Two bomb blasts in Damascus kill 55 and wound over 300; Chinese have detained two relatives of Chen Guangcheng; US has approved plans for three Chinese banks to expand presence in US; Sudan launches air strikes over South Sudan, violates UN resolution; and more

Top of the Agenda: Deadly Blasts in Damascus

Two bomb blasts near Syrian intelligence headquarters in Damascus killed at least fifty-five people (al-Jazeera) and wounded over three hundred today, Syrian officials and state media said. Norwegian Maj. Gen. Robert Mood--the chief of the UN mission in Syria overseeing a deteriorating UN-Arab League cease-fire--rushed to the site of the explosions, where he called on Syrians and the international community to "stop this violence." Meanwhile, Syrian troops resumed a crackdown on the restive city of Homs overnight (BBC), according to opposition activists.


"Are they idealistic freedom fighters with humanistic principles? Or are they religious fundamentalists with the veiled goal of trampling other religious groups underfoot? The questions are crucial, because determining the true colors of the Free Syrian Army will then determine whether a hesitating world will ultimately intervene in favor of Assad's opponents," writes Tobias Havmand for the Daily Beast.

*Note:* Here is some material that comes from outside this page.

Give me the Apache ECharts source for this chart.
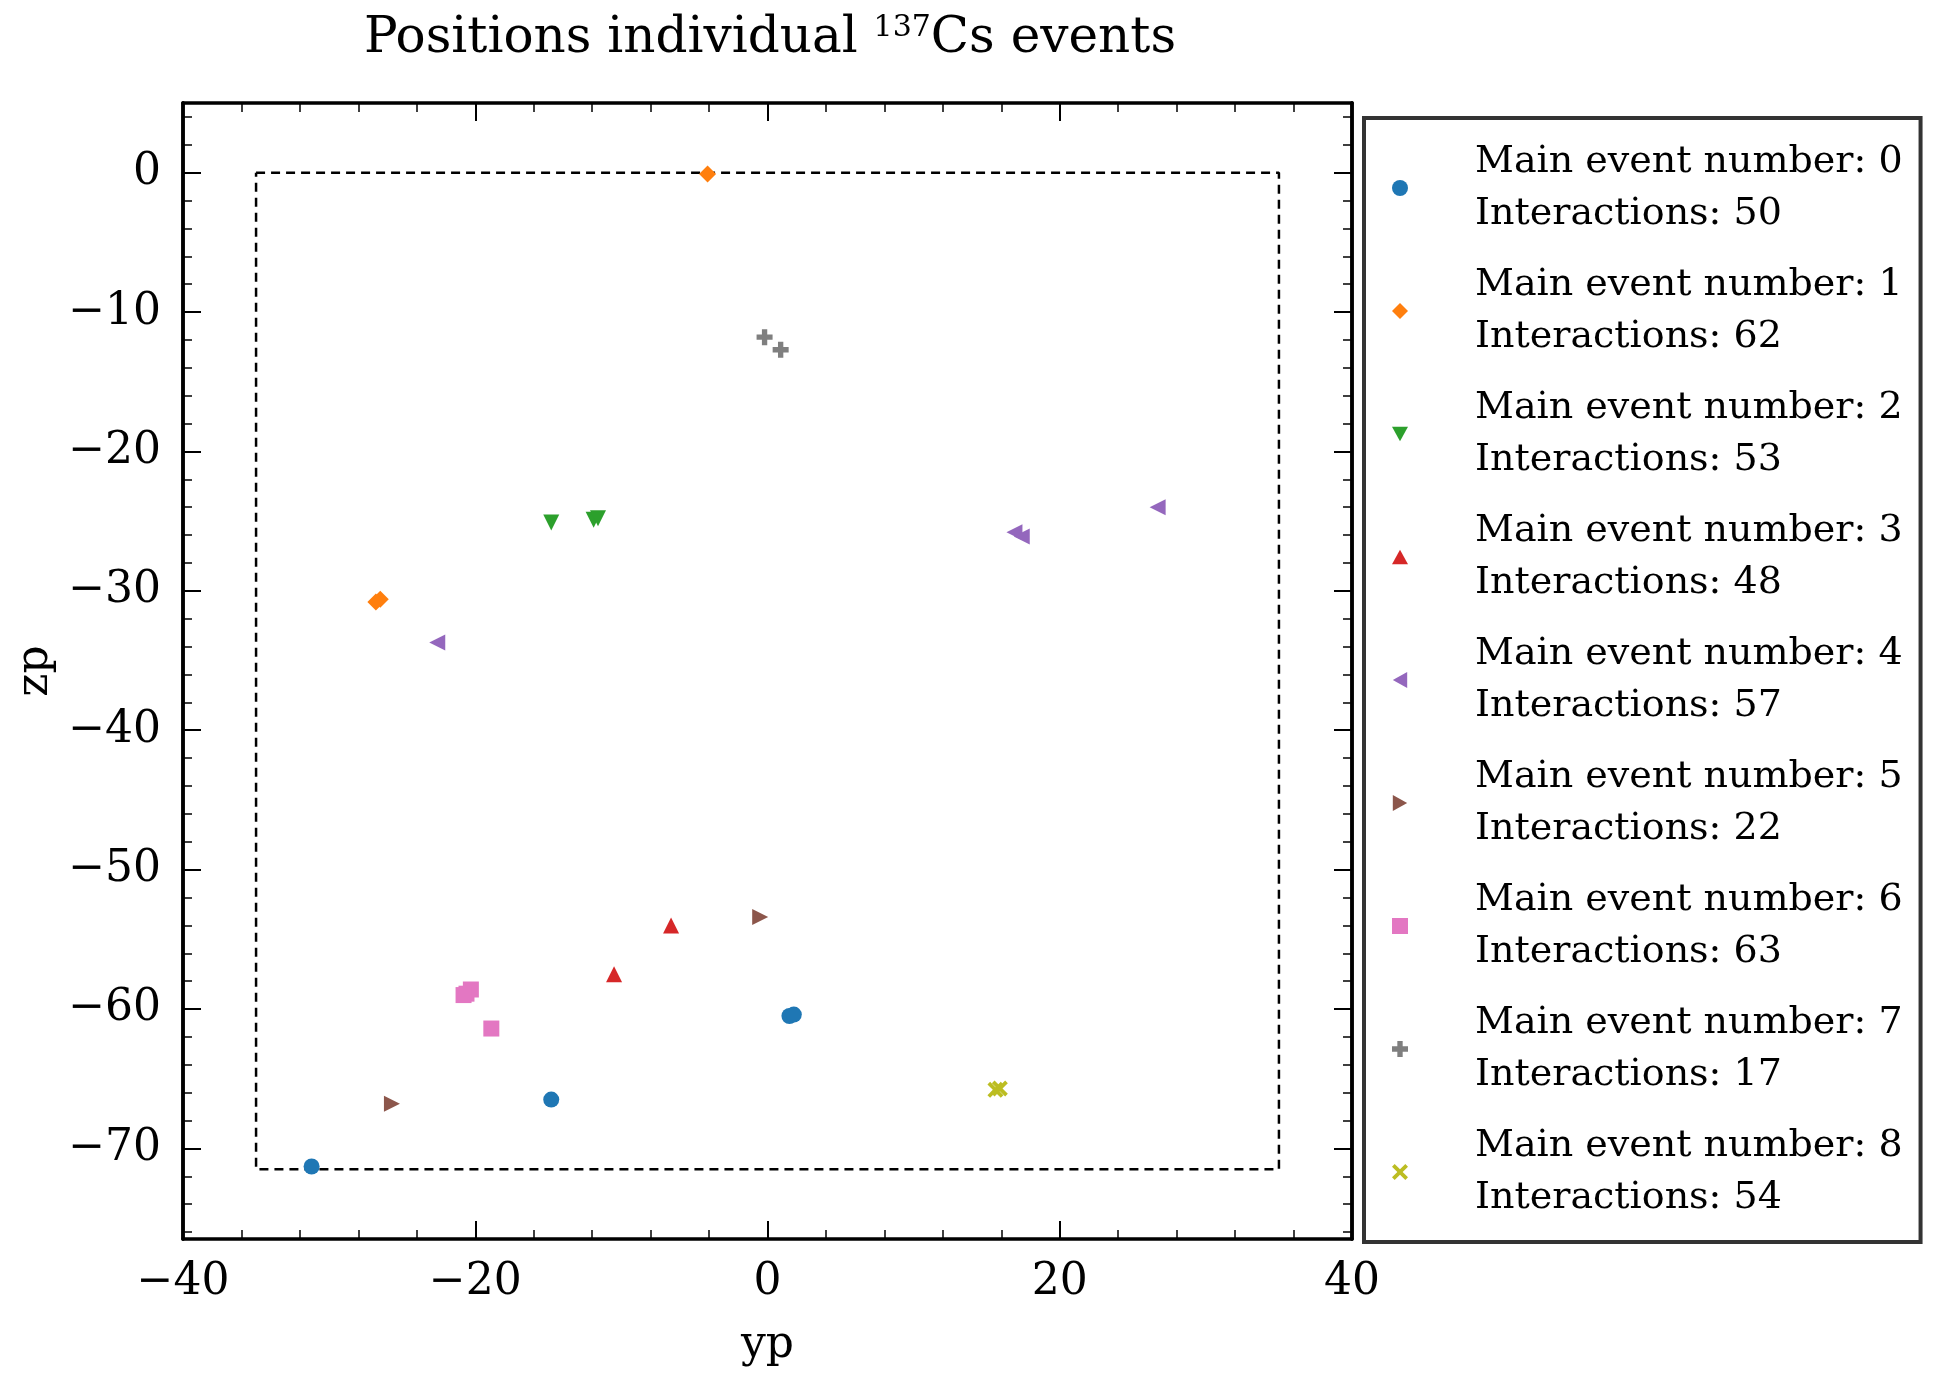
<!DOCTYPE html>
<html><head><meta charset="utf-8">
<script src="https://cdn.jsdelivr.net/npm/echarts@6/dist/echarts.min.js"></script>
<style>html,body{margin:0;background:#fff}#c{width:1957px;height:1381px}</style>
</head><body><div id="c"></div>
<script>
// data: [yp, zp]
var ev0 = [[-31.2, -71.3], [-14.8, -66.5], [1.5, -60.5], [1.8, -60.4]];
var ev1 = [[-4.1, -0.1], [-26.5, -30.6], [-26.8, -30.8]];
var ev2 = [[-14.8, -25.1], [-11.9, -24.9], [-11.6, -24.8]];
var ev3 = [[-6.6, -54.0], [-10.5, -57.5]];
var ev4 = [[-22.6, -33.7], [16.9, -25.8], [17.4, -26.1], [26.7, -24.0]];
var ev5 = [[-25.7, -66.8], [-0.5, -53.4]];
var ev6 = [[-20.6, -58.9], [-20.3, -58.6], [-18.9, -61.4], [-20.8, -59.0]];
var ev7 = [[-0.2, -11.8], [0.9, -12.7]];
var ev8 = [[15.6, -65.8], [15.9, -65.7]];
var interactions = [50, 62, 53, 48, 57, 22, 63, 17, 54];
var yMajor = [0, -10, -20, -30, -40, -50, -60, -70];
var yMinor = [4, 2, -2, -4, -6, -8, -12, -14, -16, -18, -22, -24, -26, -28, -32, -34, -36, -38,
  -42, -44, -46, -48, -52, -54, -56, -58, -62, -64, -66, -68, -72, -74, -76];
var detBox = [[-35, 0], [35, 0], [35, -71.5], [-35, -71.5], [-35, 0]];

var FONT = '"DejaVu Serif", "Liberation Serif", serif';
var colors = ['#1f77b4', '#ff7f0e', '#2ca02c', '#d62728', '#9467bd', '#8c564b', '#e377c2', '#7f7f7f', '#bcbd22'];
var plus = 'path://M-1,-3H1V-1H3V1H1V3H-1V1H-3V-1H-1Z';
var cross = 'path://M-3,-2L-2,-3L0,-1L2,-3L3,-2L1,0L3,2L2,3L0,1L-2,3L-3,2L-1,0Z';
var triDown = 'path://M0,0H10L5,9Z', triUp = 'path://M5,0L10,9H0Z';
var triLeft = 'path://M0,5L9,0V10Z', triRight = 'path://M0,0L9,5L0,10Z';
var syms = ['circle', 'diamond', triDown, triUp, triLeft, triRight, 'rect', plus, cross];
var events = [ev0, ev1, ev2, ev3, ev4, ev5, ev6, ev7, ev8];
var names = events.map(function (e, i) { return 'Main event number: ' + i + '\nInteractions: ' + interactions[i]; });

var series = events.map(function (d, i) {
  return {
    name: names[i], type: 'scatter', data: d, xAxisIndex: 0, yAxisIndex: 0,
    symbol: syms[i], symbolSize: i === 1 ? 17 : 16,
    itemStyle: {color: colors[i], opacity: 1}
  };
});
series.push({
  type: 'line', data: detBox, xAxisIndex: 0, yAxisIndex: 0, symbol: 'none', silent: true,
  lineStyle: {color: '#000', width: 2.5, type: [9, 6]}, z: 1
});

function xAx(pos, show) {
  return {
    type: 'value', position: pos, min: -40, max: 40, interval: 20,
    axisLine: {show: true, onZero: false, lineStyle: {color: '#000', width: 3.5}},
    axisTick: {show: true, inside: true, length: 18, lineStyle: {color: '#000', width: 2}},
    minorTick: {show: true, splitNumber: 5, length: 9, lineStyle: {color: '#000', width: 1.5}},
    splitLine: {show: false},
    axisLabel: {show: show, color: '#000', fontFamily: FONT, fontSize: 44, margin: 22,
      formatter: function (v) { return String(v).replace('-', '\u2212'); }},
    name: show ? 'yp' : '', nameLocation: 'middle', nameGap: 85,
    nameTextStyle: {color: '#000', fontFamily: FONT, fontSize: 44}
  };
}
function yAx(pos, show, minor) {
  var vals = minor ? yMinor : yMajor;
  return {
    type: 'value', position: pos, min: -76.5, max: 5,
    axisLine: {show: true, onZero: false, lineStyle: {color: '#000', width: 3.5}},
    axisTick: {show: true, inside: true, length: minor ? 9 : 18, customValues: vals,
      lineStyle: {color: '#000', width: minor ? 1.5 : 2}},
    splitLine: {show: false},
    axisLabel: {show: show, customValues: yMajor, color: '#000', fontFamily: FONT, fontSize: 44, margin: 22,
      formatter: function (v) { return String(v).replace('-', '\u2212'); }},
    name: show ? 'zp' : '', nameLocation: 'middle', nameGap: 125,
    nameTextStyle: {color: '#000', fontFamily: FONT, fontSize: 44}
  };
}

var chart = echarts.init(document.getElementById('c'));
chart.setOption({
  animation: false,
  backgroundColor: '#fff',
  title: {
    text: '{a|Positions individual }{s|137}{a|Cs events}', left: 765, top: 8, textAlign: 'center',
    textStyle: {rich: {
      a: {fontFamily: FONT, fontSize: 50, fontWeight: 'normal', color: '#000'},
      s: {fontFamily: FONT, fontSize: 30, fontWeight: 'normal', color: '#000', verticalAlign: 'top', padding: [0, 0, 22, 0]}
    }}
  },
  grid: {left: 183, right: 1957 - 1352, top: 103, height: 1136},
  xAxis: [xAx('bottom', true), xAx('top', false)],
  yAxis: [yAx('left', true, false), yAx('left', false, true), yAx('right', false, false), yAx('right', false, true)],
  legend: {
    data: names.map(function (n, i) { return {name: n, icon: syms[i]}; }),
    orient: 'vertical', left: 1364, top: 118,
    padding: [18, 18, 18, 28], itemGap: 19, itemWidth: 16, itemHeight: 16,
    borderColor: '#333', borderWidth: 4, borderRadius: 0, backgroundColor: '#fff',
    textStyle: {fontFamily: FONT, fontSize: 38, color: '#000', lineHeight: 52, padding: [0, 0, 0, 62]}
  },
  series: series
});
</script>
</body></html>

"The administration's unprecedented verbal and written sorties against the Assad regime have included some of the most powerful adjectives, adjectival intensifiers and adverbs ever aimed at an American foe. This campaign has helped Syrians understand, among other things, that the English language contains many synonyms for 'repulsive,'" writes Jeffrey Goldberg for Bloomberg.

"But it's not exactly the change the Syrian opposition and a broad swath of international leaders want. They have called on Assad to step down, and have roundly dismissed the elections as little more than political theater, an orchestrated show with a veneer of democracy overlaying the regime's fiercely autocratic core," writes TIME's Rania Abouzeid.



Chinese Dissident Accuses Government of Reprisals

Local Chinese officials in Shandong province have detained two relatives of dissident Chen Guangcheng and harassed others in reprisals for his escape from house arrest last month, Chen and his lawyer told Reuters today. Chen is expected to study in the United States under a deal brokered between U.S. and Chinese officials.

At a diplomatic level, the case of Chen revealed determination by Beijing and Washington to maintain stable ties, says CFR's Elizabeth C. Economy in this CFR Interview.

CHINA: The U.S. Federal Reserve yesterday approved plans by three state-backed Chinese banks to expand their presence in the United States (WSJ). The decision comes a week after China agreed to allow foreign firms to own larger stakes in Chinese brokerage firms.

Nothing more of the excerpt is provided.